The Typing Lady: And Other Fictions by Ruth Ozeki (June 2)
Ozeki is the author of, among other works, two wonderful novels, 2013’s A Tale for the Time Being, which was short-listed for the Booker Prize, and 2021’s The Book of Form and Emptiness. This new book of 11 eclectic stories includes the tale of a widow who secretly creates a dating profile for her granddaughter as a way, it seems, to work through her unprocessed grief after her husband’s death. In “The Typing Lady: An Author’s Note,” the narrator becomes fascinated by a woman at the library typing on her laptop, who may or may not be Ozeki herself.
Whistler by Ann Patchett (June 2)
In the absorbing latest from Patchett (Tom Lake, The Dutch House), Daphne, 53, a high school writing teacher in Manhattan, encounters her beloved former stepfather, Eddie, by chance while wandering the Metropolitan Museum of Art. They joyfully reconnect after decades apart, which causes Daphne to revisit the accident from her childhood that tore him from the family and affected her more deeply than she’d ever realized. It’s a thoughtful, tender story about memory, regrets, family and more. I loved it.
The Frenzy by Joyce Carol Oates (June 16)

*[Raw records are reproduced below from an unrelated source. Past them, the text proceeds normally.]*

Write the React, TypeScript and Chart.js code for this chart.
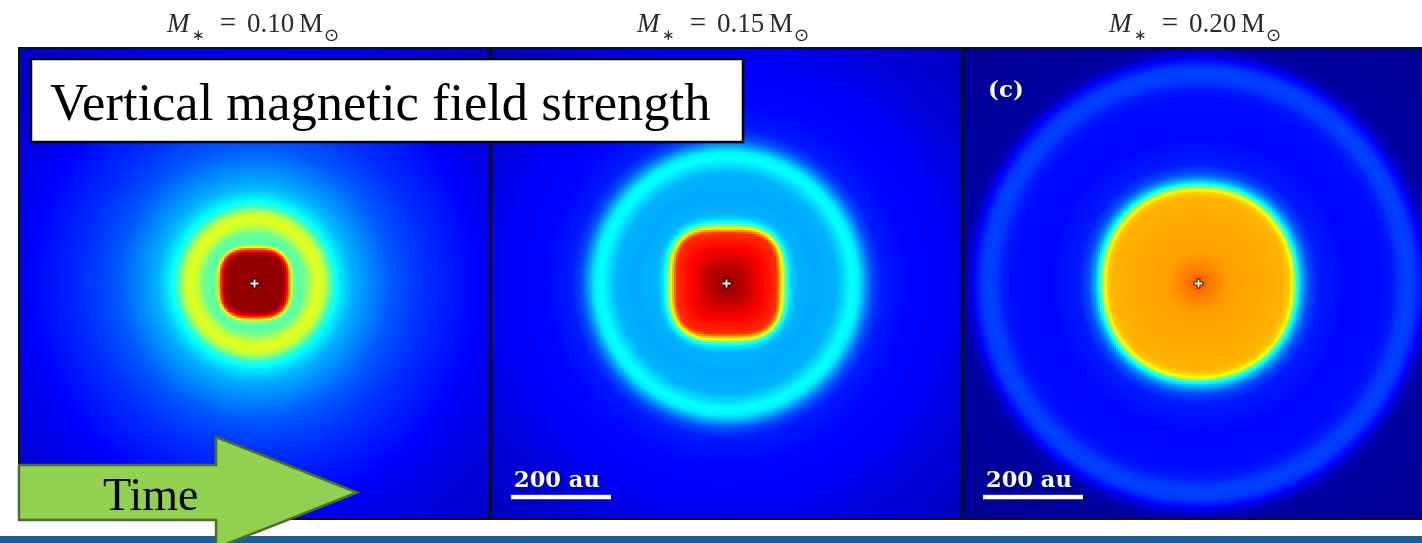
import React, { useEffect, useRef } from 'react';
import { Chart, registerables } from 'chart.js';

Chart.register(...registerables);

// Stellar mass of each snapshot (solar masses)
const stellarMasses = ['0.10', '0.15', '0.20'];

// Radial profiles of the normalised vertical field |Bz| (colour-scale units, 0..1)
// against distance from the protostar in au.
const radiusAuA = [0, 56, 62, 68, 72, 76, 84, 100, 112, 126, 140, 148, 156, 170, 194, 220, 274, 340, 414, 474, 560, 670];
const fieldA = [0.98, 0.98, 0.93, 0.8, 0.65, 0.52, 0.46, 0.48, 0.55, 0.6, 0.57, 0.5, 0.42, 0.36, 0.3, 0.27, 0.21, 0.17, 0.14, 0.115, 0.09, 0.065];

const radiusAuB = [0, 20, 40, 60, 80, 100, 106, 112, 120, 128, 140, 180, 220, 236, 250, 264, 276, 290, 310, 360, 440, 520, 670];
const fieldB = [0.97, 0.96, 0.93, 0.89, 0.86, 0.83, 0.72, 0.6, 0.42, 0.34, 0.3, 0.29, 0.3, 0.34, 0.38, 0.36, 0.28, 0.2, 0.15, 0.13, 0.12, 0.09, 0.06];

const radiusAuC = [0, 20, 60, 120, 170, 180, 188, 194, 200, 208, 220, 240, 300, 370, 390, 404, 418, 432, 448, 462, 480, 680];
const fieldC = [0.8, 0.76, 0.72, 0.71, 0.7, 0.68, 0.62, 0.47, 0.37, 0.28, 0.2, 0.15, 0.13, 0.135, 0.15, 0.18, 0.19, 0.18, 0.13, 0.06, 0.03, 0.02];

// Squareness of the inner magnetised core (superellipse exponent) and its size in au
const coreExponent = [3.2, 3.4, 2.15];
const coreRadiusAu = [66, 108, 190];

// Scale bar length (au) and panel tags
const scaleBarAu = 200;
const scaleBarShown = [false, true, true];
const panelTags = ['', '', '(c)'];

// Half width of each panel (au)
const halfWidthAu = 473;

const profiles = [
  { r: radiusAuA, v: fieldA },
  { r: radiusAuB, v: fieldB },
  { r: radiusAuC, v: fieldC },
];

function jet(v: number): string {
  const c = (t: number) => Math.max(0, Math.min(1, t));
  const r = c(1.5 - Math.abs(4 * v - 3));
  const g = c(1.5 - Math.abs(4 * v - 2));
  const b = c(1.5 - Math.abs(4 * v - 1));
  return `rgb(${Math.round(r * 255)},${Math.round(g * 255)},${Math.round(b * 255)})`;
}

function lookup(rs: number[], vs: number[], r: number): number {
  if (r <= rs[0]) return vs[0];
  for (let i = 1; i < rs.length; i++) {
    if (r <= rs[i]) {
      const t = (r - rs[i - 1]) / (rs[i] - rs[i - 1]);
      return vs[i - 1] + t * (vs[i] - vs[i - 1]);
    }
  }
  return vs[vs.length - 1];
}

// Paints the |Bz| map cell by cell, positioned through the chart's x/y scales
const fieldPlugin = {
  id: 'bzField',
  beforeDatasetsDraw(chart: any, _args: any, opts: any) {
    const { ctx, chartArea } = chart;
    const xs = chart.scales.x;
    const ys = chart.scales.y;
    const { radii, values, exponent, core } = opts;
    const step = 4;
    ctx.save();
    ctx.beginPath();
    ctx.rect(chartArea.left, chartArea.top, chartArea.right - chartArea.left, chartArea.bottom - chartArea.top);
    ctx.clip();
    for (let gx = -halfWidthAu; gx < halfWidthAu; gx += step) {
      const px0 = Math.round(xs.getPixelForValue(gx));
      const px1 = Math.round(xs.getPixelForValue(gx + step));
      const cx = gx + step / 2;
      for (let gy = -halfWidthAu; gy < halfWidthAu; gy += step) {
        const py0 = Math.round(ys.getPixelForValue(gy + step));
        const py1 = Math.round(ys.getPixelForValue(gy));
        const cy = gy + step / 2;
        const rc = Math.hypot(cx, cy);
        const rsq = Math.pow(Math.pow(Math.abs(cx), exponent) + Math.pow(Math.abs(cy), exponent), 1 / exponent);
        const t = Math.max(0, Math.min(1, (rc - 1.1 * core) / (0.6 * core)));
        const reff = rsq * (1 - t) + rc * t;
        ctx.fillStyle = jet(lookup(radii, values, reff));
        ctx.fillRect(px0, py0, px1 - px0, py1 - py0);
      }
    }
    ctx.restore();
  },
};

// Frame, scale bar and panel tag
const marksPlugin = {
  id: 'panelMarks',
  afterDatasetsDraw(chart: any, _args: any, opts: any) {
    const { ctx, chartArea } = chart;
    const xs = chart.scales.x;
    const ys = chart.scales.y;
    ctx.save();
    ctx.shadowColor = 'rgba(0,0,40,0.75)';
    ctx.shadowOffsetX = 1;
    ctx.shadowOffsetY = 1;
    ctx.shadowBlur = 1.5;
    ctx.fillStyle = '#ffffff';
    ctx.textAlign = 'left';
    ctx.textBaseline = 'alphabetic';
    if (opts.scaleBar) {
      const x0 = xs.getPixelForValue(-431);
      const x1 = xs.getPixelForValue(-431 + scaleBarAu);
      const yb = ys.getPixelForValue(-427);
      ctx.fillRect(x0, yb - 2.2, x1 - x0, 4.5);
      ctx.font = 'bold 22.5px "DejaVu Serif", serif';
      ctx.fillText(`${scaleBarAu} au`, x0 + 3, yb - 10);
    }
    if (opts.tag) {
      ctx.font = 'bold 23px "DejaVu Serif", serif';
      ctx.fillText(opts.tag, xs.getPixelForValue(-421), ys.getPixelForValue(373));
    }
    ctx.restore();
    ctx.save();
    ctx.strokeStyle = '#111111';
    ctx.lineWidth = 2;
    ctx.strokeRect(chartArea.left + 1, chartArea.top + 1, chartArea.right - chartArea.left - 2, chartArea.bottom - chartArea.top - 2);
    ctx.restore();
  },
};

function Panel({ index, left }: { index: number; left: number }) {
  const ref = useRef<HTMLCanvasElement | null>(null);
  useEffect(() => {
    if (!ref.current) return;
    const prof = profiles[index];
    const chart = new Chart(ref.current, {
      type: 'scatter',
      data: {
        datasets: [
          {
            data: [{ x: 0, y: 0 }],
            pointStyle: 'cross',
            pointRadius: 4,
            borderColor: '#ffffff',
            backgroundColor: '#ffffff',
            borderWidth: 1.8,
          },
          {
            data: [{ x: 0, y: 0 }],
            pointStyle: 'cross',
            pointRadius: 5,
            borderColor: 'rgba(0,0,0,0.85)',
            backgroundColor: '#000000',
            borderWidth: 3.6,
          },
        ],
      },
      options: {
        animation: false,
        responsive: false,
        maintainAspectRatio: false,
        events: [],
        layout: { padding: 0, autoPadding: false },
        scales: {
          x: { type: 'linear', min: -halfWidthAu, max: halfWidthAu, display: false },
          y: { type: 'linear', min: -halfWidthAu, max: halfWidthAu, display: false },
        },
        plugins: {
          legend: { display: false },
          tooltip: { enabled: false },
          bzField: {
            radii: prof.r,
            values: prof.v,
            exponent: coreExponent[index],
            core: coreRadiusAu[index],
          },
          panelMarks: { scaleBar: scaleBarShown[index], tag: panelTags[index] },
        } as any,
      },
      plugins: [fieldPlugin, marksPlugin],
    });
    return () => chart.destroy();
  }, [index]);
  return (
    <canvas
      ref={ref}
      width={473}
      height={473}
      style={{ position: 'absolute', left, top: 47, width: 473, height: 473 }}
    />
  );
}

function MassTitle({ cx, mass }: { cx: number; mass: string }) {
  const font = '"Liberation Serif", "DejaVu Serif", serif';
  return (
    <g fill="#2b2b2b" fontFamily={font}>
      <text x={cx - 89} y={32} fontSize={27} fontStyle="italic">M</text>
      <text x={cx - 64} y={40} fontSize={15} fontFamily='"DejaVu Sans", sans-serif'>∗</text>
      <text x={cx - 28} y={32} fontSize={29} textAnchor="middle">=</text>
      <text x={cx - 9} y={32} fontSize={27}>{mass}</text>
      <text x={cx + 43} y={32} fontSize={27}>M</text>
      <text x={cx + 68} y={41} fontSize={18} fontFamily='"DejaVu Sans", sans-serif'>⊙</text>
    </g>
  );
}

export default function App() {
  const panelLefts = [18, 490, 962];
  const titleCenters = [256, 726, 1198];
  return (
    <div
      style={{
        position: 'absolute',
        left: 0,
        top: 0,
        width: 1422,
        height: 543,
        overflow: 'hidden',
        background: '#ffffff',
      }}
    >
      {panelLefts.map((l, i) => (
        <Panel key={i} index={i} left={l} />
      ))}
      <svg
        width={1422}
        height={543}
        style={{ position: 'absolute', left: 0, top: 0, pointerEvents: 'none' }}
      >
        {stellarMasses.map((m, i) => (
          <MassTitle key={i} cx={titleCenters[i]} mass={m} />
        ))}
        <rect x={0} y={536} width={1422} height={7} fill="#1f5d99" />
        <rect x={31} y={59} width={712} height={83} fill="#ffffff" stroke="#000000" strokeWidth={2.5} />
        <text x={50} y={120} fontSize={52.5} fontFamily='"Liberation Serif", serif' fill="#000000">
          Vertical magnetic field strength
        </text>
        <polygon
          points="19,465 216,465 216,437 357,492.5 216,548 216,520 19,520"
          fill="#92d050"
          stroke="#4b6e2b"
          strokeWidth={2.5}
          strokeLinejoin="miter"
        />
        <text x={103} y={510} fontSize={46} fontFamily='"Liberation Serif", serif' fill="#000000">
          Time
        </text>
      </svg>
    </div>
  );
}
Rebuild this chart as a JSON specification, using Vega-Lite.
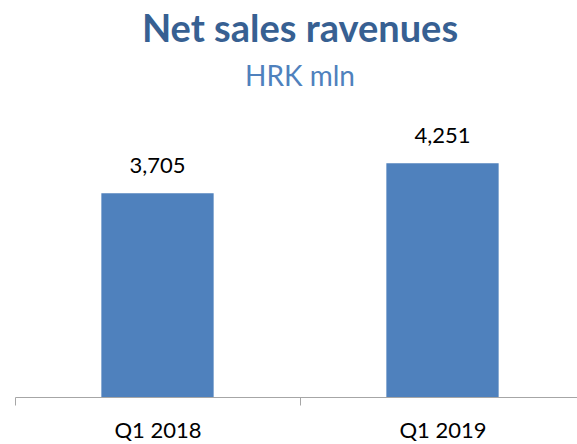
{
  "$schema": "https://vega.github.io/schema/vega-lite/v6.json",
  "autosize": "none",
  "width": 570,
  "height": 275,
  "padding": {"left": 15, "top": 122, "right": 0, "bottom": 47},
  "background": "white",
  "config": {"view": {"stroke": null}, "font": "Lato"},
  "title": {
    "text": "Net sales ravenues",
    "subtitle": "HRK mln",
    "anchor": "middle",
    "font": "Lato",
    "fontSize": 38,
    "fontWeight": "bold",
    "color": "#376092",
    "subtitleFont": "Lato",
    "subtitleFontSize": 28,
    "subtitleColor": "#4f81bd",
    "subtitlePadding": 14,
    "offset": 30
  },
  "data": {"values": [
    {"period": "Q1 2018", "value": 3705},
    {"period": "Q1 2019", "value": 4251}
  ]},
  "encoding": {
    "x": {
      "field": "period", "type": "nominal",
      "scale": {"paddingInner": 0, "paddingOuter": 0},
      "axis": {
        "title": null, "labelAngle": 0, "tickBand": "extent",
        "domainColor": "#a6a6a6", "tickColor": "#a6a6a6", "tickSize": 8,
        "labelFontSize": 22, "labelColor": "#000000", "labelPadding": 32,
        "labelBaseline": "alphabetic", "labelFont": "Lato"
      }
    },
    "y": {
      "field": "value", "type": "quantitative",
      "scale": {"domain": [0, 5000]},
      "axis": null
    }
  },
  "layer": [
    {"mark": {"type": "bar", "color": "#4f81bd", "width": {"band": 0.394}}},
    {"mark": {"type": "text", "baseline": "alphabetic", "dy": -20, "fontSize": 22, "color": "#000000", "font": "Lato"},
     "encoding": {"text": {"field": "value", "type": "quantitative", "format": ","}}}
  ]
}
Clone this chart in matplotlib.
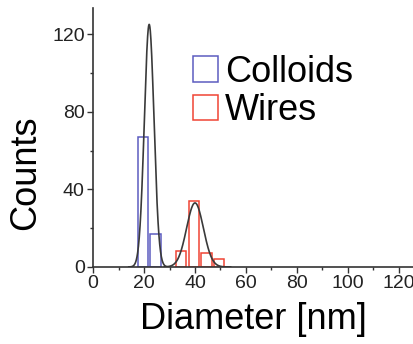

Yes, Oates’s fiction dwells on the dark side of life — “I’m holding a mirror up to the world we’re in,” she explained to AARP last year — but it’s also brilliant, as evidenced by these engrossing short stories that dive into the minds of characters prone to cruelty or struggling with destructive desires. They include a seriously disturbed middle-aged man preying on a young woman, a family friend who both obsesses and infuriates him. Another focuses on a widow who has a disconcerting visit with her late husband’s former colleague, an older man who’s ill and once harbored a crush for her. As she considers a painting the man had always loved, Pablo Picasso’s Night Fishing at Antibes, she thinks, “We are all fishing in dark waters, at night. Each in our own groping way.” The sentiment struck me as an essential premise of Oates’s fiction, which is preoccupied with how we navigate (or get lost in) those mapless depths.
Also of note:
A Pair of Aces by Marie Benedict and Victoria Christopher Murray (June 2): The third book cowritten by the authors of The Personal Librarian, is, again, a work of historical fiction based on real people: Eunice Carter, Manhattan’s first Black female prosecutor, and brothel owner Polly Adler, who join forces to take down mobster Lucky Luciano.
The Children by Melissa Albert (June 2): YA author Albert brings us a grownup fantasy in this story of the adult children — estranged siblings — of a famous fantasy author as they contend with their bizarre childhoods and legacy as characters in her books. Stephen King dubs it “a page-turner … dusted with magic.”
Daughters of the Sun and Moon by Lisa See (June 9): See (author of 2019’s The Island of Sea Women) features three Chinese women, Dove, Petal and Moon, making their way in the dusty Wild West of 1870s Los Angeles.
Villa Coco by Andrew Sean Greer (June 9): In this sunny tale by the Pulitzer Prize-winning author of Less, a young man is hired to assist an eccentric, wealthy Italian widow (Coco) in her art-filled Tuscan villa. His job includes trying to find her long-lost love.
When You Loved Me by Beatriz Williams (June 23): A widowed Lucy Cooper returns to her family’s crumbling estate on Winthrop Island (a favorite setting for Williams’ fiction) in New England and faces a mountain of debt while reconnecting with an old flame.
Cool Machine by Colson Whitehead (July 21): Whitehead (The Nickel Boys) wraps his Harlem Trilogy with an older Ray Carney, now a successful businessman who gets drawn into more trouble in 1980s New York City.
City of Widows by Nadia Hashimi (July 28): The author of The Pearl That Broke Its Shell and Sparks Like Stars focuses her new novel on three women in Kabul, Afghanistan, whose lives are turned upside down, their freedoms quashed, by the arrival of the Taliban in 2021.
Time Travel for Beginners by Jaclyn Moriarty (August 4): Fun fact: Big Little Lies author Liane Moriarty (see below) has two sisters who are also novelists, Jaclyn and Nicola. Jaclyn’s latest is about three struggling people who meet at a time-travel agency in Sydney, where they explore the past (literally) and find connection in the present.